Das Personal und die Dorfbewohner wiederrum sehen zu, wie sie ihre eigenen Schäflein ins Trockene bringen und mit der rasenden Geldentwertung klarkommen. Die Sehnsucht nach geordneten und zuverlässigen Verhältnissen ist extrem und so ist es nicht verwunderlich, dass sie sich schon bald vom "Altmilitär" zu einen Putsch verführen lassen.

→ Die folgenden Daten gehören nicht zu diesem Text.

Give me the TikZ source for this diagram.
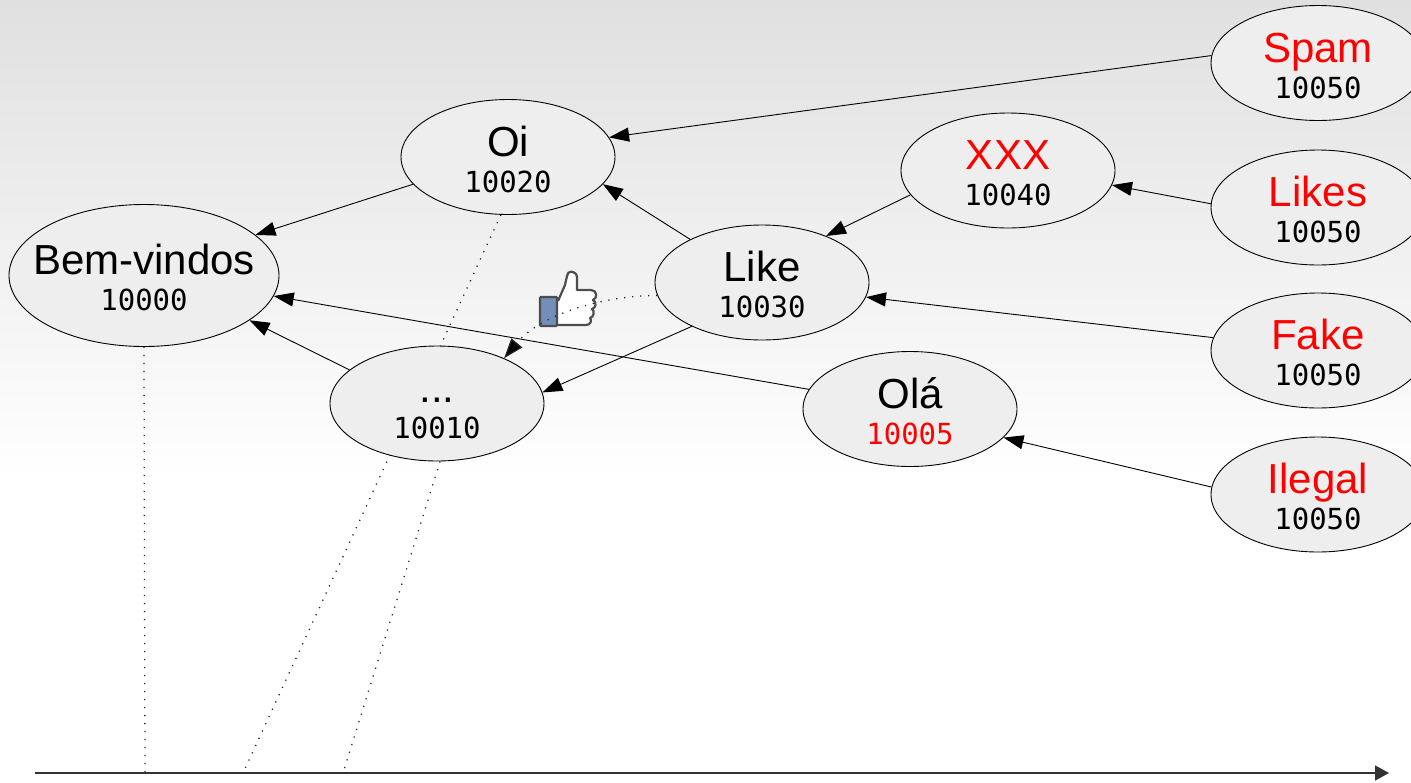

Waffen werden im Wald vergraben, Gänse über den Haufen geschossen, Bacchanale im Schloss gefeiert und Prackwitzes vermeintlich jungfräuliche Tochter vom Diener entführt. Was hier wie eine verwickelte Komödie aus den 60ern anmutet entpuppt sich als komplexes und schlüssiges Abbild der Gesellschaft die sich im Umbruch befindet. Fallada hat sich dabei auf sein Wissen um Zeit und Ort aus den eigenen Erlebnissen bedient und scheut sich nicht, den Finger in die vermodernde Wunde der kranken Gesellschaftsstruktur zu legen. Er spielt nicht nur mit der Gehorsamkeitskultur zum Militär, sondern auch mit der vorgeblichen Überlegenheit des alten Adels, lässt die Menschen verrückt werden, oder bekehrt sie dann doch noch zum Guten.

Ein intelligenter Roman, der meinen umso höheren Respekt verdient, seit ich weiß, wie Rudolfs reales Leben aussah.